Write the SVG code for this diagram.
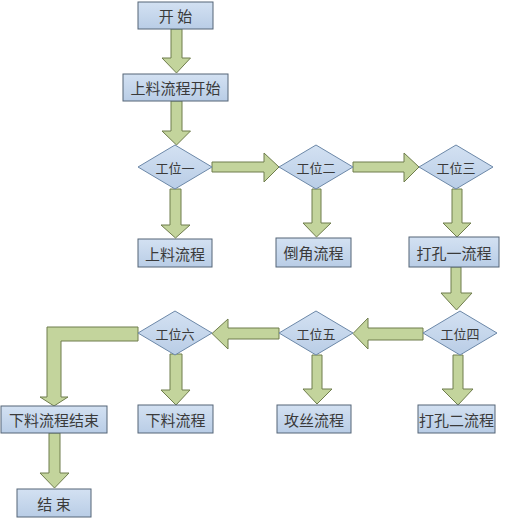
<svg xmlns="http://www.w3.org/2000/svg" width="508" height="520" viewBox="0 0 508 520">
<defs>
<linearGradient id="bg" x1="0" y1="0" x2="0" y2="1">
<stop offset="0" stop-color="#d3e1f2"/>
<stop offset="1" stop-color="#b9cde6"/>
</linearGradient>
<style>
.box{fill:url(#bg);stroke:#556577;stroke-width:1}
.dia{fill:url(#bg);stroke:#6c88a8;stroke-width:1}
.arr{fill:#c3d49c;stroke:#6f7d4c;stroke-width:1;stroke-linejoin:miter}
.t{font-family:"Noto Sans CJK SC","Noto Sans",sans-serif;font-size:15px;fill:#3a3a3a;text-anchor:middle;dominant-baseline:central}
.td{font-family:"Noto Sans CJK SC","Noto Sans",sans-serif;font-size:13px;fill:#3a3a3a;text-anchor:middle;dominant-baseline:central}
</style>
</defs>
<rect width="508" height="520" fill="#ffffff"/>
<g id="connectors">
<polygon class="arr" points="171,29 182,29 182,58 190.5,58 176.5,73 162,58 171,58"/>
<polygon class="arr" points="171,101 182,101 182,131 190.5,131 176.5,145 162,131 171,131"/>
<polygon class="arr" points="170,189 181,189 181,225 190,225 175.5,238 161,225 170,225"/>
<polygon class="arr" points="312,189 321,189 321,223 331,223 316.5,237 303,223 312,223"/>
<polygon class="arr" points="452,189 462,189 462,223 471,223 457,237 443,223 452,223"/>
<polygon class="arr" points="451,267 461,267 461,293 472,293 456.5,310 441,293 451,293"/>
<polygon class="arr" points="453,355 463,355 463,389 473,389 458,405 442,389 453,389"/>
<polygon class="arr" points="312,355 322,355 322,389 332,389 317,404 303,389 312,389"/>
<polygon class="arr" points="170,354 182,354 182,390 190,390 176,405 161,390 170,390"/>
<polygon class="arr" points="49,433 60,433 60,473 69,473 54.5,488 40,473 49,473"/>
<polygon class="arr" points="212,162 264,162 264,153 279,167 264,182 264,172 212,172"/>
<polygon class="arr" points="353,162 404,162 404,153 419,167 404,182 404,172 353,172"/>
<polygon class="arr" points="423,328 368,328 368,318 353,333.5 368,349 368,340 423,340"/>
<polygon class="arr" points="279,328 228,328 228,319 212,333.5 228,349 228,339 279,339"/>
<polygon class="arr" points="138,327 47,327 47,397 40,397 54,406 68,397 61,397 61,341 138,341"/>
</g>
<g id="start"><rect class="box" x="138" y="2" width="75" height="27"/><text class="t" x="175.5" y="15.5">开 始</text></g>
<g id="load-start"><rect class="box" x="123" y="74" width="105" height="27"/><text class="t" x="175.5" y="87.5">上料流程开始</text></g>
<g id="st1"><polygon class="dia" points="138,167 175,145 212,167 175,189"/><text class="td" x="175" y="167">工位一</text></g>
<g id="st2"><polygon class="dia" points="279,167 316,145 353,167 316,189"/><text class="td" x="316" y="167">工位二</text></g>
<g id="st3"><polygon class="dia" points="419,167 456,145 493,167 456,189"/><text class="td" x="456" y="167">工位三</text></g>
<g id="st4"><polygon class="dia" points="423,333 460,311 497,333 460,355"/><text class="td" x="460" y="333">工位四</text></g>
<g id="st5"><polygon class="dia" points="279,333 316,311 353,333 316,355"/><text class="td" x="316" y="333">工位五</text></g>
<g id="st6"><polygon class="dia" points="138,333 175,311 212,333 175,355"/><text class="td" x="175" y="333">工位六</text></g>
<g id="load"><rect class="box" x="138" y="239" width="74" height="28"/><text class="t" x="175" y="253">上料流程</text></g>
<g id="chamfer"><rect class="box" x="276" y="238" width="75" height="29"/><text class="t" x="313.5" y="252.5">倒角流程</text></g>
<g id="drill1"><rect class="box" x="409" y="237" width="90" height="30"/><text class="t" x="454" y="252">打孔一流程</text></g>
<g id="drill2"><rect class="box" x="418" y="405" width="77" height="28"/><text class="t" x="456.5" y="419">打孔二流程</text></g>
<g id="tap"><rect class="box" x="277" y="405" width="74" height="28"/><text class="t" x="314" y="419">攻丝流程</text></g>
<g id="unload"><rect class="box" x="138" y="405" width="75" height="28"/><text class="t" x="175.5" y="419">下料流程</text></g>
<g id="unload-end"><rect class="box" x="1" y="406" width="106" height="27"/><text class="t" x="54" y="419.5">下料流程结束</text></g>
<g id="end"><rect class="box" x="17" y="489" width="74" height="28"/><text class="t" x="54" y="503">结 束</text></g>
</svg>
------------------------
*Task details:*
Please write out all the data again word for word, but not the pictures.

*Expected output:*
Write the SVG code for this diagram.
<svg xmlns="http://www.w3.org/2000/svg" width="508" height="520" viewBox="0 0 508 520">
<defs>
<linearGradient id="bg" x1="0" y1="0" x2="0" y2="1">
<stop offset="0" stop-color="#d3e1f2"/>
<stop offset="1" stop-color="#b9cde6"/>
</linearGradient>
<style>
.box{fill:url(#bg);stroke:#556577;stroke-width:1}
.dia{fill:url(#bg);stroke:#6c88a8;stroke-width:1}
.arr{fill:#c3d49c;stroke:#6f7d4c;stroke-width:1;stroke-linejoin:miter}
.t{font-family:"Noto Sans CJK SC","Noto Sans",sans-serif;font-size:15px;fill:#3a3a3a;text-anchor:middle;dominant-baseline:central}
.td{font-family:"Noto Sans CJK SC","Noto Sans",sans-serif;font-size:13px;fill:#3a3a3a;text-anchor:middle;dominant-baseline:central}
</style>
</defs>
<rect width="508" height="520" fill="#ffffff"/>
<g id="connectors">
<polygon class="arr" points="171,29 182,29 182,58 190.5,58 176.5,73 162,58 171,58"/>
<polygon class="arr" points="171,101 182,101 182,131 190.5,131 176.5,145 162,131 171,131"/>
<polygon class="arr" points="170,189 181,189 181,225 190,225 175.5,238 161,225 170,225"/>
<polygon class="arr" points="312,189 321,189 321,223 331,223 316.5,237 303,223 312,223"/>
<polygon class="arr" points="452,189 462,189 462,223 471,223 457,237 443,223 452,223"/>
<polygon class="arr" points="451,267 461,267 461,293 472,293 456.5,310 441,293 451,293"/>
<polygon class="arr" points="453,355 463,355 463,389 473,389 458,405 442,389 453,389"/>
<polygon class="arr" points="312,355 322,355 322,389 332,389 317,404 303,389 312,389"/>
<polygon class="arr" points="170,354 182,354 182,390 190,390 176,405 161,390 170,390"/>
<polygon class="arr" points="49,433 60,433 60,473 69,473 54.5,488 40,473 49,473"/>
<polygon class="arr" points="212,162 264,162 264,153 279,167 264,182 264,172 212,172"/>
<polygon class="arr" points="353,162 404,162 404,153 419,167 404,182 404,172 353,172"/>
<polygon class="arr" points="423,328 368,328 368,318 353,333.5 368,349 368,340 423,340"/>
<polygon class="arr" points="279,328 228,328 228,319 212,333.5 228,349 228,339 279,339"/>
<polygon class="arr" points="138,327 47,327 47,397 40,397 54,406 68,397 61,397 61,341 138,341"/>
</g>
<g id="start"><rect class="box" x="138" y="2" width="75" height="27"/><text class="t" x="175.5" y="15.5">开 始</text></g>
<g id="load-start"><rect class="box" x="123" y="74" width="105" height="27"/><text class="t" x="175.5" y="87.5">上料流程开始</text></g>
<g id="st1"><polygon class="dia" points="138,167 175,145 212,167 175,189"/><text class="td" x="175" y="167">工位一</text></g>
<g id="st2"><polygon class="dia" points="279,167 316,145 353,167 316,189"/><text class="td" x="316" y="167">工位二</text></g>
<g id="st3"><polygon class="dia" points="419,167 456,145 493,167 456,189"/><text class="td" x="456" y="167">工位三</text></g>
<g id="st4"><polygon class="dia" points="423,333 460,311 497,333 460,355"/><text class="td" x="460" y="333">工位四</text></g>
<g id="st5"><polygon class="dia" points="279,333 316,311 353,333 316,355"/><text class="td" x="316" y="333">工位五</text></g>
<g id="st6"><polygon class="dia" points="138,333 175,311 212,333 175,355"/><text class="td" x="175" y="333">工位六</text></g>
<g id="load"><rect class="box" x="138" y="239" width="74" height="28"/><text class="t" x="175" y="253">上料流程</text></g>
<g id="chamfer"><rect class="box" x="276" y="238" width="75" height="29"/><text class="t" x="313.5" y="252.5">倒角流程</text></g>
<g id="drill1"><rect class="box" x="409" y="237" width="90" height="30"/><text class="t" x="454" y="252">打孔一流程</text></g>
<g id="drill2"><rect class="box" x="418" y="405" width="77" height="28"/><text class="t" x="456.5" y="419">打孔二流程</text></g>
<g id="tap"><rect class="box" x="277" y="405" width="74" height="28"/><text class="t" x="314" y="419">攻丝流程</text></g>
<g id="unload"><rect class="box" x="138" y="405" width="75" height="28"/><text class="t" x="175.5" y="419">下料流程</text></g>
<g id="unload-end"><rect class="box" x="1" y="406" width="106" height="27"/><text class="t" x="54" y="419.5">下料流程结束</text></g>
<g id="end"><rect class="box" x="17" y="489" width="74" height="28"/><text class="t" x="54" y="503">结 束</text></g>
</svg>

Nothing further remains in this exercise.